2014-08-28 10:39:24 | 100のエッセイ・第9期

96 強迫神経症的

2014.8.28


 

 「100のエッセイ」と題してエッセイの連載を始めたころは、目的は、文章の練習だった。1998年の3月に最初のエッセイを書いているから、かれこれ26年も前のことになる。1998年の3月ということは、満49歳だったことになる。え? 40代か? って自分でも驚く。何のために文章の練習をする気になったのかはしらないが、とにかく、1000字で(ごく初期は800字)どこまで書けるかを懸命に模索した。

 パソコンだから文字数は簡単に数えられるので、1字でも多かったりすると、とにかく削って1000字以内に収めた。内容も、あたりまえのこと、誰でも言っていることは書かないように心がけた。(そうなっていたかはまた別の話)自分の言っていることに自信が持てないことは書かないようにした。だから、政治的なことは書かなかった。(ぼくは政治音痴なのだ。)

 話題がちゃんとあって、それできっちりとまとまった文章になるようにした。文体も、できるだけ工夫した。文章修行なんだから当然といえば当然だが、当時のエッセイを読むと、我ながら「よく書けてる」と思えるものがいくつもある。結構やるじゃん、って感じである。

 ぼくは、小学生の頃から文章を書くのも、話すのも、本を読むのも、あんまり好きじゃなかった。どちらかというと苦手だった。高校生になるまで、生物学者か生物写真家になりたいと思っていたので、それでよかったのだ。ところが、数学嫌いがたたって、理系への道が閉ざされ、よりによって国語の教師になってしまったのだから、大変だった。

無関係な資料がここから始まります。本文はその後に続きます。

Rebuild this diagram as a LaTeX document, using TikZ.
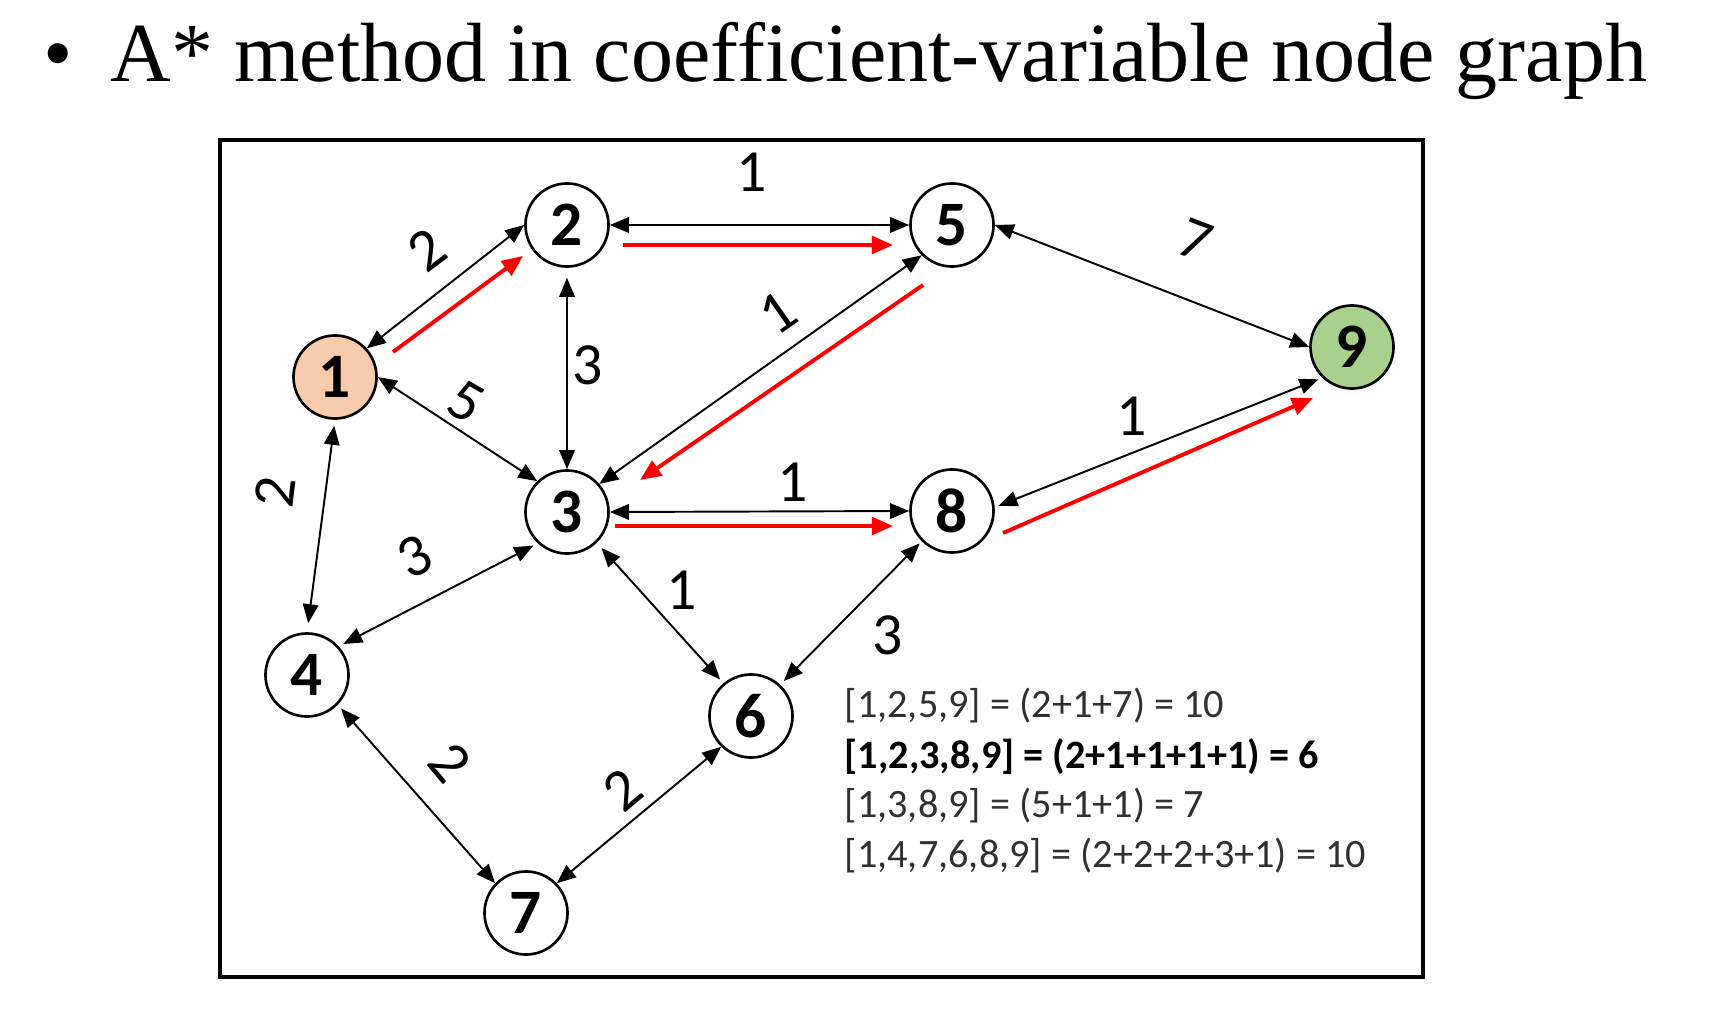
\documentclass[tikz,border=0pt]{standalone}
\usepackage{fontspec}
\setmainfont{Liberation Serif}
\newfontfamily\calfont{Carlito}
\usetikzlibrary{arrows.meta,calc}
\definecolor{startfill}{HTML}{F8CBAD}
\definecolor{goalfill}{HTML}{A9D18E}
\definecolor{pathred}{HTML}{FF0000}
\definecolor{legendgray}{HTML}{303030}
\begin{document}
\begin{tikzpicture}[x=0.01cm,y=-0.01cm,
  vnode/.style={circle,draw=black,line width=0.75pt,minimum size=0.83cm,inner sep=0pt,
    font=\calfont\bfseries\fontsize{18}{20}\selectfont},
  wlabel/.style={font=\calfont\fontsize{17}{20}\selectfont,inner sep=0pt},
  biedge/.style={line width=0.55pt,{Triangle[length=5.4pt,width=4.4pt]}-{Triangle[length=5.4pt,width=4.4pt]}},
  pathedge/.style={draw=pathred,line width=1.1pt,-{Triangle[length=6pt,width=5pt]}},
  legend/.style={font=\calfont\fontsize{11.45}{13}\selectfont,anchor=base west,inner sep=0pt,text=legendgray},
  titlefont/.style={font=\fontsize{23.9}{28}\selectfont,inner sep=0pt}
]
\useasboundingbox (0,0) rectangle (1728,1010);

% title
\node[titlefont,anchor=base] (bullet) at (58,82) {•};
\node[titlefont,anchor=base west] (title) at (110,82) {A* method in coefficient-variable node graph};

% frame
\draw[line width=1pt] (220,140) rectangle (1423,977);

% vertices
\node[vnode,fill=startfill] (n1) at (335,377) {1};
\node[vnode] (n2) at (567,225) {2};
\node[vnode] (n3) at (567,512) {3};
\node[vnode] (n4) at (307,675) {4};
\node[vnode] (n5) at (952,225) {5};
\node[vnode] (n6) at (751,716) {6};
\node[vnode] (n7) at (526,913) {7};
\node[vnode] (n8) at (952,511) {8};
\node[vnode,fill=goalfill] (n9) at (1352,347) {9};

% black bidirectional edges
\draw[biedge] (n1.42) -- (n2.west);
\draw[biedge] (n2.east) -- (n5.west);
\draw[biedge,shorten <=0.1cm] (n2.south) -- (n3.north);
\draw[biedge] (n1.east) -- (n3.134);
\draw[biedge] (n3.41) -- (n5.225);
\draw[biedge] (n5.east) -- (n9.west);
\draw[biedge] (n3.east) -- (n8.west);
\draw[biedge,shorten <=0.04cm,shorten >=0.04cm] (n8.5) -- (n9.226);
\draw[biedge,shorten <=0.06cm,shorten >=0.09cm] (n1.south) -- (n4.north);
\draw[biedge,shorten <=0.05cm,shorten >=0.05cm] (n4.42) -- (n3.227);
\draw[biedge,shorten <=0.07cm,shorten >=0.05cm] (n3.-46) -- (n6.130);
\draw[biedge,shorten <=0.03cm,shorten >=0.05cm] (n8.225) -- (n6.47);
\draw[biedge,shorten <=0.05cm] (n4.-44) -- (n7.136);
\draw[biedge] (n7.44) -- (n6.226);

% red path arrows
\draw[pathedge] ($(n1)+(58,-25)$) -- ($(n2)+(-44,31)$);
\draw[pathedge] ($(n2)+(56,20)$) -- ($(n5)+(-59,20)$);
\draw[pathedge] ($(n5)+(-29,60)$) -- ($(n3)+(73,-32)$);
\draw[pathedge] ($(n3)+(48,14)$) -- ($(n8)+(-59,15)$);
\draw[pathedge] ($(n8)+(51,22)$) -- ($(n9)+(-39,51)$);

% weights
\node[wlabel] (w25) at (752,172) {1};
\node[wlabel,rotate=37] (w12) at (427,250) {2};
\node[wlabel] (w23) at (588,365) {3};
\node[wlabel,rotate=-30] (w13) at (466,402) {5};
\node[wlabel,rotate=35] (w35) at (778,313) {1};
\node[wlabel,rotate=-21] (w59) at (1195,240) {7};
\node[wlabel] (w38) at (793,482) {1};
\node[wlabel] (w89) at (1132,416) {1};
\node[wlabel,rotate=83] (w14) at (275,492) {2};
\node[wlabel,rotate=26] (w43) at (415,557) {3};
\node[wlabel] (w36) at (682,590) {1};
\node[wlabel] (w86) at (888,635) {3};
\node[wlabel,rotate=-50] (w47) at (450,763) {2};
\node[wlabel,rotate=40] (w76) at (623,790) {2};

% legend
\node[legend] (l1) at (844,717) {[1,2,5,9] = (2+1+7) = 10};
\node[legend,text=black] (l2) at (844,768) {\bfseries [1,2,3,8,9] = (2+1+1+1+1) = 6};
\node[legend] (l3) at (844,817) {[1,3,8,9] = (5+1+1) = 7};
\node[legend] (l4) at (844,867) {[1,4,7,6,8,9] = (2+2+2+3+1) = 10};
\end{tikzpicture}
\end{document}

 高校生になってから友人と「同人誌」を作ったが、自分の書く文章の幼稚さばかりが目立って、コンプレックスに苛まれた。それなのに、文学部しか行くところがなかった。何しろ、記憶力が抜群に弱いから法学部はダメ、数字にはもうメチャクチャ弱いから経済学部もダメ、というわけで、消去法で文学部だったわけだ。大変なわけである。

 それでも、何十年も国語教師をやってきて、50にもなろうという歳で、文章修行を始めたというのだから、学生時代のコンプレックスから抜け出せていなかったのだろうか。だとすると、その歳になっても向上心があったということになるのかもしれないが、まあ、そのころ始めたばかりのホームページを何とか維持したかったというのが本音だったのだろう。

 100書いたらやめるつもりだった「100のエッセイ」の続編を書いているうち、第2期、第3期と、どんどん増えていき、そのうち大震災がやってきて、自分で自分を縛っていることがばからしくなってしまい、それまで一度も破ったことのない「週に1度」「1000字以内」という「掟」を破ってしまった。さらに、その後、ひょんなことから始めたブログが便利だったので、エッセイもブログに移行した。それでも第9期などという枠組みはそのままにして続けているうちに、気がつけば、エッセイも900編に近づこうとしている。

 900編近くも書いてくると、今まで何を書いてきたのかも忘れてしまっているので、「蔵出し」などを始めて、つらつら昔書いたエッセイと最近のエッセイとを読み比べてみると、昔のもののほうが断然いい。短くて、ちゃんと書くべきことが書けているものが少なからずある。最近のものは、どうもダラダラと長いばかりでしまりがない。

 そろそろ潮時かなとも思うのだが、少なくとも1000編という目標は達成したいからやめるわけにはいかない。ただ、今更文章修行でもないわけだから、もっと気楽に書いてもいいんじゃないかと思う。まだ、しまりがないわりには、どこかに、ちゃんとしたものを書こうという意識があるみたいだ。

 加齢から来る(?)しまりのなさは、どう考えても免れないわけだし、それならそれで、かっこつけずに書けばいいじゃないか。前回「ネタ切れの恐怖」なんてことを書いたけれど、それもちゃんとした文章じゃなきゃいけないという強迫観念があるからこその「恐怖」だ。多分に強迫神経症的なところのあるぼくだから、そこから抜け出すのは大変なのだが、なんとか「適当に書き流す、あるいは垂れ流す」ように「努力」したい。なんて書くこと自体、もう強迫神経症的であるのだが……。